When we arrived on board the yacht we found that kind thoughts for us had already preceded us there. Flowers, grapes, music, drawings—everything they thought could add to our comfort or pleasure—had been sent on board by these kind people.

The anchor was up, the sails were set, the yacht was only lying-to until we embarked. The sea was as smooth as glass, the light of the rising moon covered the mountains with a tender veil, as we glided slowly away from Soukoum. Not a sound broke the silence of the night but the gentle wash of the water against the bows of the vessel. A soft breeze just filled the sails, and with really sad hearts we watched landmark after landmark disappear, until, on rounding the headland of the bay, the last light of the little town was shut out, and we said farewell, probably for ever, to the loveliest spot we have ever seen.

CHAPTER XVI.

SINOPE.

After leaving Soukoum we had three days of fine weather, though the winds had been somewhat capricious and baffling. Still we had done well, having had a run of 102 miles during the first twenty-four hours, and of 86 during the next; but on the 24th of September the wind began to moan ominously, and a thick fog was drawing up to windward like a curtain. The sea began to heave up and down with a sort of heavy, sullen motion, as if gathering its strength before a battle of the elements began.

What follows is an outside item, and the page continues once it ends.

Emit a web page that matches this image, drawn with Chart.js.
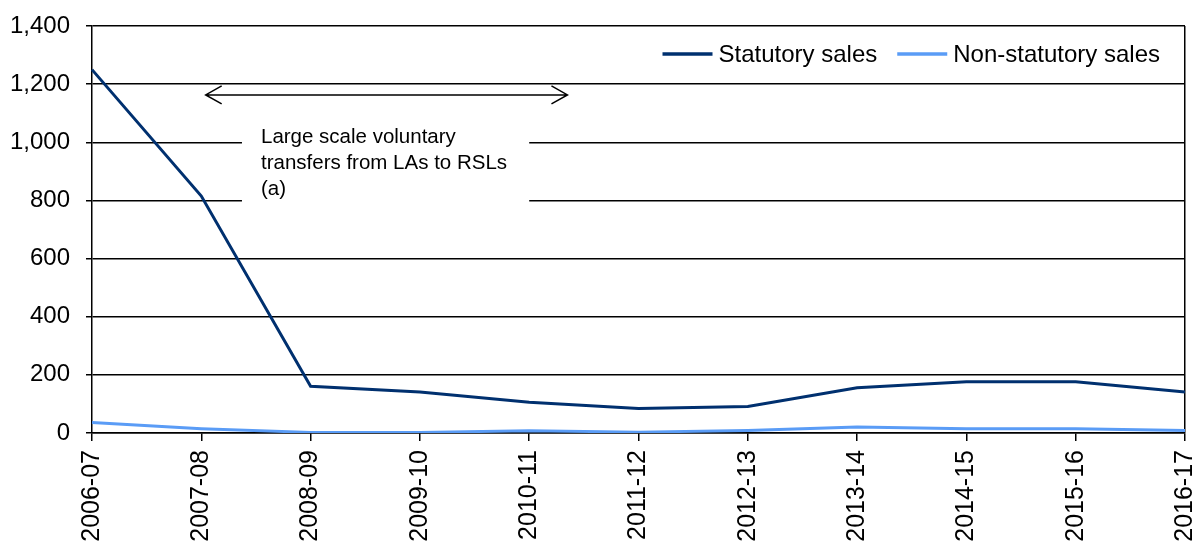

Under these circumstances, and having a wish also to see Sinope, we resolved to go there, rather than brave the threatening gale. The helm was therefore put up, and about seven p.m. we made out one high and two low islands, which, on nearer approach, resolved themselves into a very narrow isthmus, that, stretching far away into the sea, terminated in a steep rocky promontory.

On the neck of the isthmus stands Sinope, commanding a beautiful view of the long range of mountains and wooded hills that line the coast. The town itself is a quaint place, tightly squeezed into some old castellated walls, with a fierce little pepper-box of a fort at each corner. Outside the town, a long straggling Greek suburb runs up the hill for a considerable distance, its low red and brown houses looking very picturesque amongst the groups of cypress and fig-trees. The roadstead, though open and exposed to the east, has the reputation of being perfectly secure, and we find ourselves in quite a little crowd of Greek, Turkish, Austrian, and Russian vessels. It seems, therefore, that others besides ourselves have had forebodings of bad weather, and have taken refuge in this, the only safe anchorage on the southern side of the Black Sea. It is singular, however, that the anchorage should be so safe, for it is difficult to believe that a heavy sea would not set into the bay, should the wind come from any quarter between north-east and south. It is said, however, that a vessel has never been known to be driven from her anchor; so the only solution is that these winds never blow here with violence. Certainly during our stay, though a tremendous sea was running about a mile or two out, but little swell ever came up to the anchorage.

On the morning after our arrival, an intimation came from the Pasha (one of the Sultan’s numerous brothers-in-law), that he wished to pay us a visit. Soon after twelve his Highness arrived, attended by a very numerous suite, and accompanied by a Greek gentleman, the Austrian consul.

We were somewhat dismayed at the sight of such a goodly company, as our little cabins could not possibly accommodate so large a party of guests, and a Turk of high rank does not like to remain on deck. All were anxious to come below; it was therefore somewhat difficult to prevent undue crowding, for the Pasha was so interested in all he saw, that he insisted upon visiting every part of the vessel. He appeared an exceedingly intelligent man, and had a vivacity of manner somewhat unusual in a Turk.